### GIVEN DATA
..........
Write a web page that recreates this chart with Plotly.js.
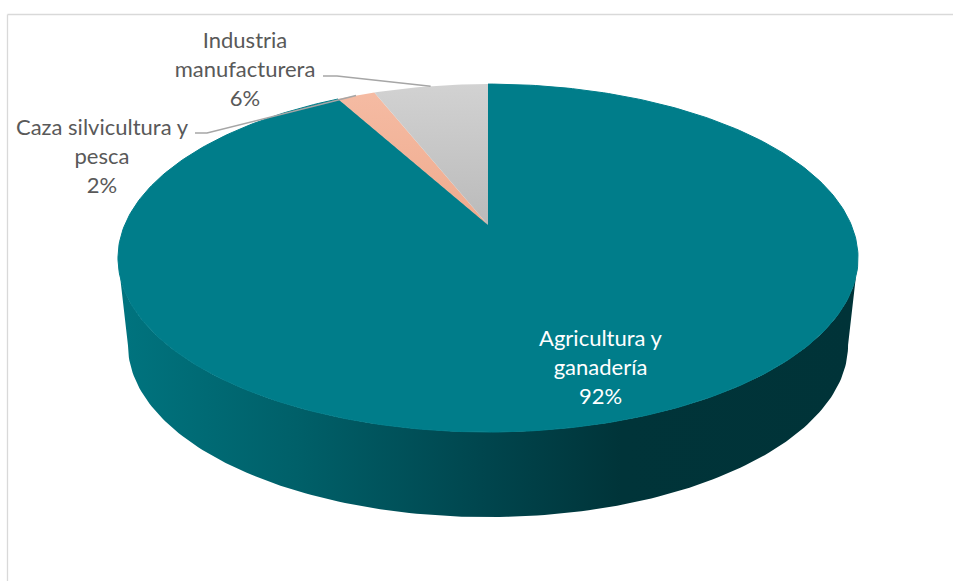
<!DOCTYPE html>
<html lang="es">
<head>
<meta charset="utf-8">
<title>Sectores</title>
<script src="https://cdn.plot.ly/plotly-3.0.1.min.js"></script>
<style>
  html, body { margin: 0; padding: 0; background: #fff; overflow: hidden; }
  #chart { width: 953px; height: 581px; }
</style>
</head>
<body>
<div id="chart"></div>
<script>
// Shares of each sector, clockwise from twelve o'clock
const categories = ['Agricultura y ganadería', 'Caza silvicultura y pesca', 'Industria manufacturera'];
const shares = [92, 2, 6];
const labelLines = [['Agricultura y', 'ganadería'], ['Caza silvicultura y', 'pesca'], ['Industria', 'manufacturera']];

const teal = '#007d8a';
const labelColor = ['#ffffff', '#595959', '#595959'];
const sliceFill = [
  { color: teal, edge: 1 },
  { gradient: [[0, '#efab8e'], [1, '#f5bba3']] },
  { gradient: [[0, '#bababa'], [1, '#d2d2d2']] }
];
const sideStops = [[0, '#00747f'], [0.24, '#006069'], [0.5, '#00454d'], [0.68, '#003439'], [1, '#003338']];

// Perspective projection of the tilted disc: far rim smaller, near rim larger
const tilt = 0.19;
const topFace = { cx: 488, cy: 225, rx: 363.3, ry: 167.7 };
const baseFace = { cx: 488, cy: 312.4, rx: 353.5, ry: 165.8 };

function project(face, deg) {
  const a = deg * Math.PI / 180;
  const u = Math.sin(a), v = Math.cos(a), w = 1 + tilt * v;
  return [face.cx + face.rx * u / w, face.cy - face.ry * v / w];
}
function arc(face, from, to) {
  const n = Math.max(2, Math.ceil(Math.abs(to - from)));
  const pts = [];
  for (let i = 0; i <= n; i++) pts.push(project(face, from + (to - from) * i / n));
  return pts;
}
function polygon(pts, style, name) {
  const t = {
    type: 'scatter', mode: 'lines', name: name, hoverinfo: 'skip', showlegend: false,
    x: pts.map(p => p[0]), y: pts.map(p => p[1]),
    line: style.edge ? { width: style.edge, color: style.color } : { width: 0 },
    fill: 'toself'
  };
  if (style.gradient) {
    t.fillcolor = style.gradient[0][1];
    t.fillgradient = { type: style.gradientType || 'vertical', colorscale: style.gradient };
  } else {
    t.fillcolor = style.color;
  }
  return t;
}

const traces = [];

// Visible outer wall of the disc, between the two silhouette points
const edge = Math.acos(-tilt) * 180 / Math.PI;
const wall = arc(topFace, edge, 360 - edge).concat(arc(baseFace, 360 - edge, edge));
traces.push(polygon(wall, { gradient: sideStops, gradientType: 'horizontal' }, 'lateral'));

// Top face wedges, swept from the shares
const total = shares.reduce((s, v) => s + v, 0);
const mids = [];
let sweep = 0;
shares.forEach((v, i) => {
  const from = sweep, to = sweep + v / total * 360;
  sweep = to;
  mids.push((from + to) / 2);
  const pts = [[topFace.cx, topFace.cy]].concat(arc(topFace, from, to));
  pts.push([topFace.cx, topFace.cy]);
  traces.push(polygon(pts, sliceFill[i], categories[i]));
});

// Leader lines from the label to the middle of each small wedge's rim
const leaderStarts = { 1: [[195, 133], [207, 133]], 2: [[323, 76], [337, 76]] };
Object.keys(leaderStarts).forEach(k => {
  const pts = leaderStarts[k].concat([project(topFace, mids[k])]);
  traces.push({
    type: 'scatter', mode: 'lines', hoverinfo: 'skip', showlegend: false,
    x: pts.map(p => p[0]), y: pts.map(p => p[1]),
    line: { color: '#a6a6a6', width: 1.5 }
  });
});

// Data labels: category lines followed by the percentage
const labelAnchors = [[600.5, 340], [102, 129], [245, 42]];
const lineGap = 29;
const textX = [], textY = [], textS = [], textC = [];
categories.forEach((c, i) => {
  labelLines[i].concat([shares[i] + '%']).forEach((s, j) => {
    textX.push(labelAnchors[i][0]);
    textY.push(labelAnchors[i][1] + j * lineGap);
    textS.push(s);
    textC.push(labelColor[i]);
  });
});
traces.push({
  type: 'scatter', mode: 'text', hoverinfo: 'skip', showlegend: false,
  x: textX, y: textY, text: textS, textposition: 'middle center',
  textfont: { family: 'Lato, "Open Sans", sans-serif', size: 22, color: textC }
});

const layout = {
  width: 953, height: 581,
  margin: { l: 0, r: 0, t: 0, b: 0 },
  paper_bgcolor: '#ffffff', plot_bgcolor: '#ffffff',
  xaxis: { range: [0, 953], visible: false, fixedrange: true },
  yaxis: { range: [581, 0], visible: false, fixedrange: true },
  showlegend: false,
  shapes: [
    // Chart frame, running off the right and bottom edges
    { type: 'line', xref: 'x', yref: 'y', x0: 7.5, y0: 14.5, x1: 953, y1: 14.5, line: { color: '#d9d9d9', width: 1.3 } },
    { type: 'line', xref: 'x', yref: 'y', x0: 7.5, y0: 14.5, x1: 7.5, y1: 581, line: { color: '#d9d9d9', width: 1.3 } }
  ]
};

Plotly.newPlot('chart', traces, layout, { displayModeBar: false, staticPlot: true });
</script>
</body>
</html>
..........
### INSTRUCTIONS FOR THE TASK
Reproduce the whole listing exactly, but not the images in it.

### FINISHED TASK
Write a web page that recreates this chart with Plotly.js.
<!DOCTYPE html>
<html lang="es">
<head>
<meta charset="utf-8">
<title>Sectores</title>
<script src="https://cdn.plot.ly/plotly-3.0.1.min.js"></script>
<style>
  html, body { margin: 0; padding: 0; background: #fff; overflow: hidden; }
  #chart { width: 953px; height: 581px; }
</style>
</head>
<body>
<div id="chart"></div>
<script>
// Shares of each sector, clockwise from twelve o'clock
const categories = ['Agricultura y ganadería', 'Caza silvicultura y pesca', 'Industria manufacturera'];
const shares = [92, 2, 6];
const labelLines = [['Agricultura y', 'ganadería'], ['Caza silvicultura y', 'pesca'], ['Industria', 'manufacturera']];

const teal = '#007d8a';
const labelColor = ['#ffffff', '#595959', '#595959'];
const sliceFill = [
  { color: teal, edge: 1 },
  { gradient: [[0, '#efab8e'], [1, '#f5bba3']] },
  { gradient: [[0, '#bababa'], [1, '#d2d2d2']] }
];
const sideStops = [[0, '#00747f'], [0.24, '#006069'], [0.5, '#00454d'], [0.68, '#003439'], [1, '#003338']];

// Perspective projection of the tilted disc: far rim smaller, near rim larger
const tilt = 0.19;
const topFace = { cx: 488, cy: 225, rx: 363.3, ry: 167.7 };
const baseFace = { cx: 488, cy: 312.4, rx: 353.5, ry: 165.8 };

function project(face, deg) {
  const a = deg * Math.PI / 180;
  const u = Math.sin(a), v = Math.cos(a), w = 1 + tilt * v;
  return [face.cx + face.rx * u / w, face.cy - face.ry * v / w];
}
function arc(face, from, to) {
  const n = Math.max(2, Math.ceil(Math.abs(to - from)));
  const pts = [];
  for (let i = 0; i <= n; i++) pts.push(project(face, from + (to - from) * i / n));
  return pts;
}
function polygon(pts, style, name) {
  const t = {
    type: 'scatter', mode: 'lines', name: name, hoverinfo: 'skip', showlegend: false,
    x: pts.map(p => p[0]), y: pts.map(p => p[1]),
    line: style.edge ? { width: style.edge, color: style.color } : { width: 0 },
    fill: 'toself'
  };
  if (style.gradient) {
    t.fillcolor = style.gradient[0][1];
    t.fillgradient = { type: style.gradientType || 'vertical', colorscale: style.gradient };
  } else {
    t.fillcolor = style.color;
  }
  return t;
}

const traces = [];

// Visible outer wall of the disc, between the two silhouette points
const edge = Math.acos(-tilt) * 180 / Math.PI;
const wall = arc(topFace, edge, 360 - edge).concat(arc(baseFace, 360 - edge, edge));
traces.push(polygon(wall, { gradient: sideStops, gradientType: 'horizontal' }, 'lateral'));

// Top face wedges, swept from the shares
const total = shares.reduce((s, v) => s + v, 0);
const mids = [];
let sweep = 0;
shares.forEach((v, i) => {
  const from = sweep, to = sweep + v / total * 360;
  sweep = to;
  mids.push((from + to) / 2);
  const pts = [[topFace.cx, topFace.cy]].concat(arc(topFace, from, to));
  pts.push([topFace.cx, topFace.cy]);
  traces.push(polygon(pts, sliceFill[i], categories[i]));
});

// Leader lines from the label to the middle of each small wedge's rim
const leaderStarts = { 1: [[195, 133], [207, 133]], 2: [[323, 76], [337, 76]] };
Object.keys(leaderStarts).forEach(k => {
  const pts = leaderStarts[k].concat([project(topFace, mids[k])]);
  traces.push({
    type: 'scatter', mode: 'lines', hoverinfo: 'skip', showlegend: false,
    x: pts.map(p => p[0]), y: pts.map(p => p[1]),
    line: { color: '#a6a6a6', width: 1.5 }
  });
});

// Data labels: category lines followed by the percentage
const labelAnchors = [[600.5, 340], [102, 129], [245, 42]];
const lineGap = 29;
const textX = [], textY = [], textS = [], textC = [];
categories.forEach((c, i) => {
  labelLines[i].concat([shares[i] + '%']).forEach((s, j) => {
    textX.push(labelAnchors[i][0]);
    textY.push(labelAnchors[i][1] + j * lineGap);
    textS.push(s);
    textC.push(labelColor[i]);
  });
});
traces.push({
  type: 'scatter', mode: 'text', hoverinfo: 'skip', showlegend: false,
  x: textX, y: textY, text: textS, textposition: 'middle center',
  textfont: { family: 'Lato, "Open Sans", sans-serif', size: 22, color: textC }
});

const layout = {
  width: 953, height: 581,
  margin: { l: 0, r: 0, t: 0, b: 0 },
  paper_bgcolor: '#ffffff', plot_bgcolor: '#ffffff',
  xaxis: { range: [0, 953], visible: false, fixedrange: true },
  yaxis: { range: [581, 0], visible: false, fixedrange: true },
  showlegend: false,
  shapes: [
    // Chart frame, running off the right and bottom edges
    { type: 'line', xref: 'x', yref: 'y', x0: 7.5, y0: 14.5, x1: 953, y1: 14.5, line: { color: '#d9d9d9', width: 1.3 } },
    { type: 'line', xref: 'x', yref: 'y', x0: 7.5, y0: 14.5, x1: 7.5, y1: 581, line: { color: '#d9d9d9', width: 1.3 } }
  ]
};

Plotly.newPlot('chart', traces, layout, { displayModeBar: false, staticPlot: true });
</script>
</body>
</html>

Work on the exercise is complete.